Convenientemente, após a sua menção no programa de TV, o Ceifador retorna às ruas com lâminas afiadas, um manto negro e uma máscara de caveira, impondo medo nos supersticiosos bandidos e pondo fim nas atitudes malévolas que eles impingiam ao inocente povo. O personagem era bem mais ativo, cruel e certeiro que Batman, e seus métodos eram discutíveis, não só do ponto de vista ético, mas também do pragmático, sendo este último mais favorável a ele do que ao Morcego, especialmente para a parcela conservadora da população de Gotham. De certa forma, seu comportamento vai de encontro a uma das críticas feitas ao personagem pensado por Miller em O Cavaleiro das Trevas, por vezes atribuindo à figura heroica um comportamento fascista.

O Ceifador seria o argumento supremo de que Batman estava certo, o fiel da balança na antiga discussão, a comprovação de que ele era um herói justo. A prerrogativa seria bastante discutida na primeira luta de ambos, na qual Batman sofre um revés, apesar do seu hercúleo esforço. Ao perceber o quão obsoleto é ante os métodos de seu inimigo, Bruce lança mão de algo que jurou não utilizar, empunhando um revólver, o mesmo que feriu mortalmente seus pais. Se em uma camada superficial nota-se um tropeço do ethos, em uma análise secundária percebe-se a indecisão, consequência da humanidade do personagem, falhas na construção de seu próprio caráter, aspectos de um combatente da liberdade em início de carreira.

A arte clássica de Alan Davis dá lugar ao traço de Todd McFarlane, desenhista muito distante da fama que ganharia ao “inventar” Spawn e grande parte da Image Comics. A mudança do artista talvez seja o fator mais importante para que Ano Dois não se transformasse em clássico absoluto dos quadrinhos. A qualidade cai vertiginosamente, mas não a ponto de tornar o quadrinho reprovável.

As suspeitas em relação à identidade do “malfeitor” recaem sobre o veterano Judson Caspio, pai de Rachel Caspian, que retornou à cidade após anos de ausência e a pedido de Leslie Thompkins, uma das figuras maternas mais presentes na vida de Wayne. Em comum com o jovem filantropo, há a tragédia na vida dos Caspians, com a morte prematura da matriarca pelas mãos de um bandido armado. O despertar do senso de justiça habitava o coração do viúvo. Convenientemente, o magnata da cidade se aproxima da bela ruiva para fins amorosos, mas, claro, fazendo referência à investigação.

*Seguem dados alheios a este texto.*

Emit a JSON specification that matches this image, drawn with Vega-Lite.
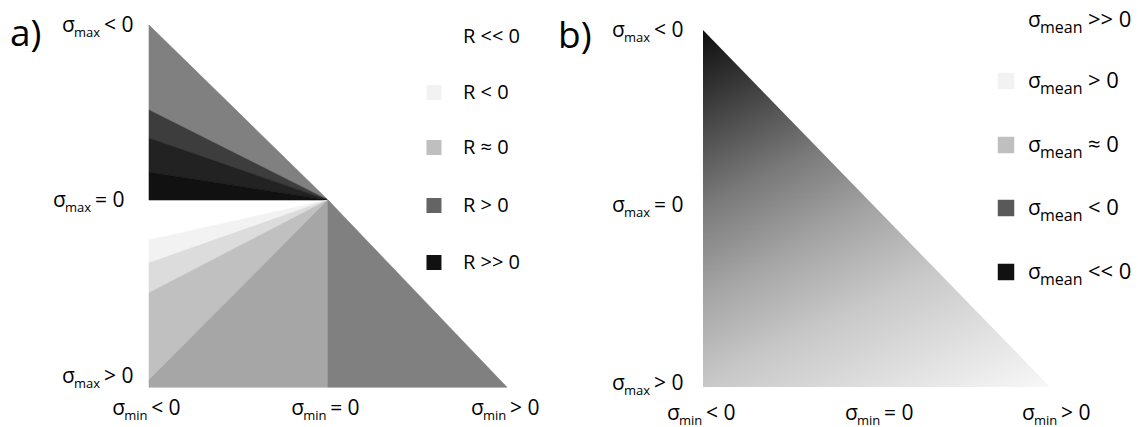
{
  "$schema": "https://vega.github.io/schema/vega-lite/v6.json",
  "background": "white",
  "padding": 0,
  "spacing": 0,
  "config": {"view": {"stroke": null}, "text": {"font": "Open Sans", "color": "#000000"}},
  "datasets": {
    "shapesA": [
      {"shape": "U1", "x": -1, "y": -1, "y2": -0.514},
      {"shape": "U1", "x": 0, "y": 0, "y2": 0},
      {"shape": "U2", "x": -1, "y": -0.514, "y2": -0.354},
      {"shape": "U2", "x": 0, "y": 0, "y2": 0},
      {"shape": "U3", "x": -1, "y": -0.354, "y2": -0.16},
      {"shape": "U3", "x": 0, "y": 0, "y2": 0},
      {"shape": "U4", "x": -1, "y": -0.16, "y2": 0},
      {"shape": "U4", "x": 0, "y": 0, "y2": 0},
      {"shape": "L1", "x": -1, "y": 0.229, "y2": 0.36},
      {"shape": "L1", "x": 0, "y": 0, "y2": 0},
      {"shape": "L2", "x": -1, "y": 0.36, "y2": 0.531},
      {"shape": "L2", "x": 0, "y": 0, "y2": 0},
      {"shape": "L3", "x": -1, "y": 0.531, "y2": 1.029},
      {"shape": "L3", "x": 0, "y": 0, "y2": 0},
      {"shape": "L4", "x": -1, "y": 1.029, "y2": 1.07},
      {"shape": "L4", "x": 0, "y": 0, "y2": 1.07},
      {"shape": "L5", "x": 0, "y": 0, "y2": 1.07},
      {"shape": "L5", "x": 1, "y": 1.07, "y2": 1.07}
    ],
    "labelsA": [
      {"x": -1.486, "y": -0.96, "sub": "max", "rest": "< 0"},
      {"x": -1.536, "y": 0.04, "sub": "max", "rest": "= 0"},
      {"x": -1.486, "y": 1.0457, "sub": "max", "rest": "> 0"},
      {"x": -1.206, "y": 1.2286, "sub": "min", "rest": "< 0"},
      {"x": -0.206, "y": 1.2286, "sub": "min", "rest": "= 0"},
      {"x": 0.799, "y": 1.2286, "sub": "min", "rest": "> 0"}
    ],
    "legendA": [
      {"cat": "R << 0", "sx": 0.592, "tx": 0.754, "y": -0.9314},
      {"cat": "R < 0", "sx": 0.592, "tx": 0.754, "y": -0.6143},
      {"cat": "R ≈ 0", "sx": 0.592, "tx": 0.754, "y": -0.3},
      {"cat": "R > 0", "sx": 0.592, "tx": 0.754, "y": 0.0314},
      {"cat": "R >> 0", "sx": 0.592, "tx": 0.754, "y": 0.3571}
    ],
    "titleA": [{"t": "a)", "x": -1.7765, "y": -0.88}],
    "triB": [
      {"x": -1, "y": -1, "y2": 1},
      {"x": 1, "y": 1, "y2": 1}
    ],
    "labelsB": [
      {"x": -1.5245, "y": -0.9608, "sub": "max", "rest": "< 0"},
      {"x": -1.5245, "y": 0.0196, "sub": "max", "rest": "= 0"},
      {"x": -1.5245, "y": 1.0168, "sub": "max", "rest": "> 0"},
      {"x": -1.2075, "y": 1.1849, "sub": "min", "rest": "< 0"},
      {"x": -0.1815, "y": 1.1849, "sub": "min", "rest": "= 0"},
      {"x": 0.8386, "y": 1.1849, "sub": "min", "rest": "> 0"},
      {"x": 0.8732, "y": -1.0168, "sub": "mean", "rest": ">> 0"},
      {"x": 0.8732, "y": -0.6751, "sub": "mean", "rest": "> 0"},
      {"x": 0.8732, "y": -0.3165, "sub": "mean", "rest": "≈ 0"},
      {"x": 0.8732, "y": 0.0364, "sub": "mean", "rest": "< 0"},
      {"x": 0.8732, "y": 0.395, "sub": "mean", "rest": "<< 0"}
    ],
    "legendB": [
      {"cat": ">> 0", "sx": 0.7464, "y": -1.056},
      {"cat": "> 0", "sx": 0.7464, "y": -0.7143},
      {"cat": "≈ 0", "sx": 0.7464, "y": -0.3557},
      {"cat": "< 0", "sx": 0.7464, "y": -0.0028},
      {"cat": "<< 0", "sx": 0.7464, "y": 0.3557}
    ],
    "titleB": [{"t": "b)", "x": -1.8357, "y": -0.9}]
  },
  "hconcat": [
    {
      "width": 550,
      "height": 427,
      "encoding": {
        "x": {"field": "x", "type": "quantitative", "scale": {"domain": [-1.8324, 1.2402], "nice": false, "zero": false}, "axis": null},
        "y": {"field": "y", "type": "quantitative", "scale": {"domain": [-1.1429, 1.2971], "reverse": true, "nice": false, "zero": false}, "axis": null}
      },
      "layer": [
        {
          "data": {"name": "shapesA"},
          "mark": {"type": "area", "strokeWidth": 0.6, "opacity": 1},
          "encoding": {
            "y": {"field": "y", "type": "quantitative", "stack": null},
            "y2": {"field": "y2"},
            "color": {"field": "shape", "type": "nominal", "scale": {"domain": ["U1", "U2", "U3", "U4", "L1", "L2", "L3", "L4", "L5"], "range": ["#808080", "#3d3d3d", "#222222", "#111111", "#f2f2f2", "#dcdcdc", "#c0c0c0", "#a6a6a6", "#808080"]}, "legend": null},
            "stroke": {"field": "shape", "type": "nominal", "scale": {"domain": ["U1", "U2", "U3", "U4", "L1", "L2", "L3", "L4", "L5"], "range": ["#808080", "#3d3d3d", "#222222", "#111111", "#f2f2f2", "#dcdcdc", "#c0c0c0", "#a6a6a6", "#808080"]}, "legend": null},
            "detail": {"field": "shape"}
          }
        },
        {
          "data": {"name": "legendA"},
          "mark": {"type": "square", "filled": true, "size": 225, "opacity": 1},
          "encoding": {
            "x": {"field": "sx", "type": "quantitative"},
            "fill": {"field": "cat", "type": "nominal", "scale": {"domain": ["R << 0", "R < 0", "R ≈ 0", "R > 0", "R >> 0"], "range": ["#ffffff", "#f2f2f2", "#bfbfbf", "#646464", "#111111"]}, "legend": null}
          }
        },
        {
          "data": {"name": "legendA"},
          "mark": {"type": "text", "align": "left", "baseline": "middle", "fontSize": 20},
          "encoding": {
            "x": {"field": "tx", "type": "quantitative"},
            "text": {"field": "cat"}
          }
        },
        {
          "data": {"name": "titleA"},
          "mark": {"type": "text", "align": "left", "baseline": "alphabetic", "fontSize": 37},
          "encoding": {"text": {"field": "t"}}
        },
        {
          "data": {"name": "labelsA"},
          "mark": {"type": "text", "text": "σ", "align": "left", "baseline": "alphabetic", "fontSize": 21}
        },
        {
          "data": {"name": "labelsA"},
          "mark": {"type": "text", "align": "left", "baseline": "alphabetic", "fontSize": 13, "dx": 12, "dy": 5},
          "encoding": {"text": {"field": "sub"}}
        },
        {
          "data": {"name": "labelsA"},
          "transform": [{"filter": "datum.sub === 'max'"}],
          "mark": {"type": "text", "align": "left", "baseline": "alphabetic", "fontSize": 21, "dx": 42},
          "encoding": {"text": {"field": "rest"}}
        },
        {
          "data": {"name": "labelsA"},
          "transform": [{"filter": "datum.sub === 'min'"}],
          "mark": {"type": "text", "align": "left", "baseline": "alphabetic", "fontSize": 21, "dx": 39},
          "encoding": {"text": {"field": "rest"}}
        }
      ],
      "resolve": {"scale": {"fill": "independent", "color": "independent", "stroke": "independent"}}
    },
    {
      "width": 588,
      "height": 427,
      "encoding": {
        "x": {"field": "x", "type": "quantitative", "scale": {"domain": [-1.8818, 1.5072], "nice": false, "zero": false}, "axis": null},
        "y": {"field": "y", "type": "quantitative", "scale": {"domain": [-1.1681, 1.2241], "reverse": true, "nice": false, "zero": false}, "axis": null}
      },
      "layer": [
        {
          "data": {"name": "triB"},
          "mark": {
            "type": "area",
            "opacity": 1,
            "color": {
              "gradient": "linear",
              "x1": 0, "y1": 0, "x2": 0.6, "y2": 1.2,
              "stops": [
                {"offset": 0, "color": "#0d0d0d"},
                {"offset": 0.333, "color": "#7a7a7a"},
                {"offset": 0.5, "color": "#a5a5a5"},
                {"offset": 0.667, "color": "#c8c8c8"},
                {"offset": 1, "color": "#f8f8f8"}
              ]
            }
          },
          "encoding": {
            "y": {"field": "y", "type": "quantitative", "stack": null},
            "y2": {"field": "y2"}
          }
        },
        {
          "data": {"name": "legendB"},
          "mark": {"type": "square", "filled": true, "size": 272, "opacity": 1},
          "encoding": {
            "x": {"field": "sx", "type": "quantitative"},
            "fill": {"field": "cat", "type": "nominal", "scale": {"domain": [">> 0", "> 0", "≈ 0", "< 0", "<< 0"], "range": ["#ffffff", "#f2f2f2", "#bfbfbf", "#595959", "#111111"]}, "legend": null}
          }
        },
        {
          "data": {"name": "titleB"},
          "mark": {"type": "text", "align": "left", "baseline": "alphabetic", "fontSize": 37},
          "encoding": {"text": {"field": "t"}}
        },
        {
          "data": {"name": "labelsB"},
          "mark": {"type": "text", "text": "σ", "align": "left", "baseline": "alphabetic", "fontSize": 21}
        },
        {
          "data": {"name": "labelsB"},
          "transform": [{"filter": "datum.sub !== 'mean'"}],
          "mark": {"type": "text", "align": "left", "baseline": "alphabetic", "fontSize": 13, "dx": 12, "dy": 5},
          "encoding": {"text": {"field": "sub"}}
        },
        {
          "data": {"name": "labelsB"},
          "transform": [{"filter": "datum.sub === 'mean'"}],
          "mark": {"type": "text", "align": "left", "baseline": "alphabetic", "fontSize": 16, "dx": 12, "dy": 6},
          "encoding": {"text": {"field": "sub"}}
        },
        {
          "data": {"name": "labelsB"},
          "transform": [{"filter": "datum.sub === 'max'"}],
          "mark": {"type": "text", "align": "left", "baseline": "alphabetic", "fontSize": 21, "dx": 42},
          "encoding": {"text": {"field": "rest"}}
        },
        {
          "data": {"name": "labelsB"},
          "transform": [{"filter": "datum.sub === 'min'"}],
          "mark": {"type": "text", "align": "left", "baseline": "alphabetic", "fontSize": 21, "dx": 39},
          "encoding": {"text": {"field": "rest"}}
        },
        {
          "data": {"name": "labelsB"},
          "transform": [{"filter": "datum.sub === 'mean'"}],
          "mark": {"type": "text", "align": "left", "baseline": "alphabetic", "fontSize": 22, "dx": 60},
          "encoding": {"text": {"field": "rest"}}
        }
      ],
      "resolve": {"scale": {"fill": "independent"}}
    }
  ]
}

Para surpresa de Gotham, Batman parece ter mudado de lado ao discutir termos com traficantes e bandidos conhecidos da cidade, entre eles Joe Chill, assassino dos seus pais, que, em outras versões, era somente um assaltante mequetrefe. A ascensão social e o crescimento da importância de Chill na cidade são artifícios que caem dentro da trama como uma luva, mas sua repercussão e sua trajetória poderiam ser melhor construídas. Em contraposição, a resignação e a dúvida crescem na mentalidade do herói, pondo em xeque até a sua própria dignidade. Apesar do plano provar que o pequeno Bruce é capaz de evoluir, andando ao lado de alguém absolutamente responsável por sua maior dor, o modo como Batman e Chill interagem, agindo como dupla, é muito estapafúrdio, produzindo momentos de absoluta vergonha.

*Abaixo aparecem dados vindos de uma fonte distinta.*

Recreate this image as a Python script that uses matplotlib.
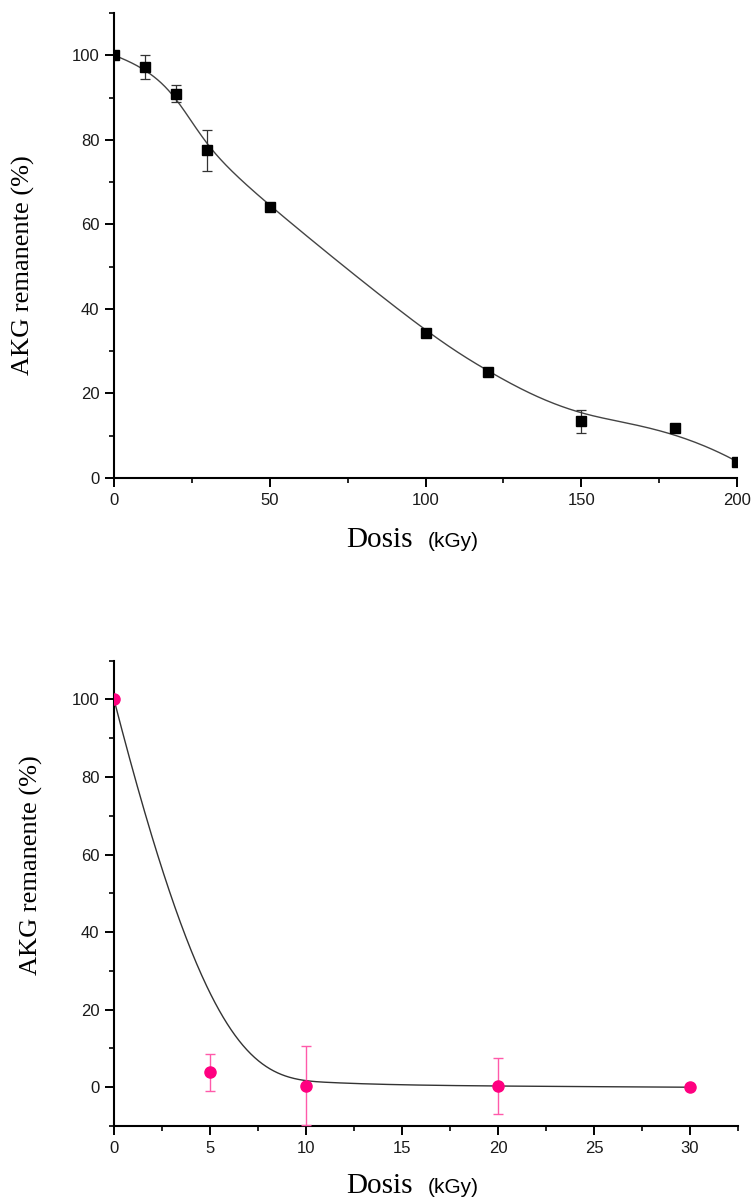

Bruce deixa o arquétipo de “solteirão convicto” propondo casamento a Rachel. O romance entre os dois também não foi aprofundado nos momentos anteriores, o que faz discutir se este era um movimento de investigação. A surpresa ao descobrir o real caráter da moça só não foi maior que a sanguinolência do modus operandi do Ceifador. Suas garras atravessam os bandidos, num grafismo que McFarlane sabia conduzir como poucos. A truculência do Ceifador impediu até mesmo a trágica vingança que o Morcego queria fazer contra o assassino de seus pais, interrompendo o ato dramaticamente para, mais uma vez, limpar o currículo de Batman, que não deveria matar.

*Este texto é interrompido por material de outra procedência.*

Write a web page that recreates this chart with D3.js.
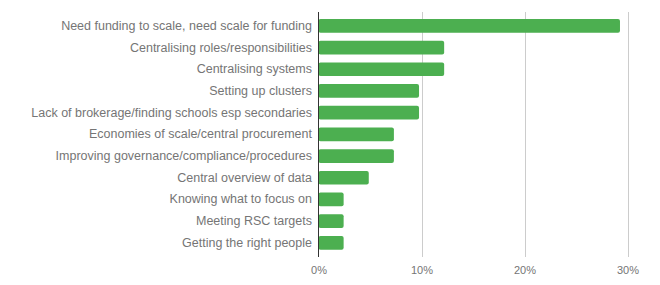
<!DOCTYPE html>
<html>
<head>
<meta charset="utf-8">
<script src="https://cdn.jsdelivr.net/npm/d3@7"></script>
<style>
  body { margin: 0; background: #fff; }
  svg { display: block; }
  text { font-family: Arial, "Liberation Sans", sans-serif; }
</style>
</head>
<body>
<svg id="chart" width="660" height="285"></svg>
<script>
const categories = [
  "Need funding to scale, need scale for funding",
  "Centralising roles/responsibilities",
  "Centralising systems",
  "Setting up clusters",
  "Lack of brokerage/finding schools esp secondaries",
  "Economies of scale/central procurement",
  "Improving governance/compliance/procedures",
  "Central overview of data",
  "Knowing what to focus on",
  "Meeting RSC targets",
  "Getting the right people"
];
const values = [0.2927, 0.122, 0.122, 0.0976, 0.0976, 0.0732, 0.0732, 0.0488, 0.0244, 0.0244, 0.0244];
const tickValues = [0, 0.1, 0.2, 0.3];
const tickLabels = ["0%", "10%", "20%", "30%"];

const svg = d3.select("#chart");
const x = d3.scaleLinear().domain([0, 0.3]).range([318.5, 627.5]);
const y = d3.scaleBand().domain(categories).range([15, 253.7]).paddingInner(0.37).paddingOuter(0.185);

// gridlines
svg.append("g").selectAll("line").data(tickValues.slice(1)).join("line")
  .attr("x1", d => Math.round(x(d)) + 0.5).attr("x2", d => Math.round(x(d)) + 0.5)
  .attr("y1", 12).attr("y2", 257)
  .attr("stroke", "#cccccc").attr("stroke-width", 1);

// bars
svg.append("g").selectAll("rect").data(values).join("rect")
  .attr("x", x(0))
  .attr("y", (d, i) => y(categories[i]))
  .attr("width", d => x(d) - x(0))
  .attr("height", y.bandwidth())
  .attr("rx", 2).attr("ry", 2)
  .attr("fill", "#4caf50");

// axis baseline
svg.append("line")
  .attr("x1", 318.5).attr("x2", 318.5).attr("y1", 12).attr("y2", 257)
  .attr("stroke", "#333333").attr("stroke-width", 1);

// y labels
const yAxis = d3.axisLeft(y).tickSize(0).tickPadding(0);
const gy = svg.append("g").attr("transform", "translate(312,0)").call(yAxis);
gy.select(".domain").remove();
gy.selectAll("text").attr("font-size", 12.5).attr("fill", "#757575")
  .attr("font-family", "Arial, 'Liberation Sans', sans-serif");

// x tick labels
const xAxis = d3.axisBottom(x).tickValues(tickValues).tickSize(0).tickPadding(0)
  .tickFormat((d, i) => tickLabels[i]);
const gx = svg.append("g").attr("transform", "translate(0,266)").call(xAxis);
gx.select(".domain").remove();
gx.selectAll("text").attr("font-size", 11).attr("fill", "#757575")
  .attr("font-family", "Arial, 'Liberation Sans', sans-serif");
</script>
</body>
</html>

A redenção chega ao antigo vigilante ao fazê-lo se lançar para a morte após uma batalha corporal com o novo protetor de Gotham. Ao perceber o arrependimento do que seria a sua contraparte mais violenta, Batman deixa a arma do assassinato de Thomas e Martha, encerrando o uso do revólver no edifício dedicado ao seu pai. Após todo o ocorrido, ele se vê sozinho novamente, impossibilitado pelo luto de sua noiva e pela frustração de não conquistar a relação que queria, remetendo à tragédia da solidão que preconizaria seu destino, revista e modificada no final de Batman – O Cavaleiros das Trevas Ressurge, de Christopher Nolan. Ano Dois contém muitos erros de concepção, mas seu ideário é riquíssimo em nuances, mesmo que estas poderiam ter sido melhor exploradas, não fosse a pressa editorial.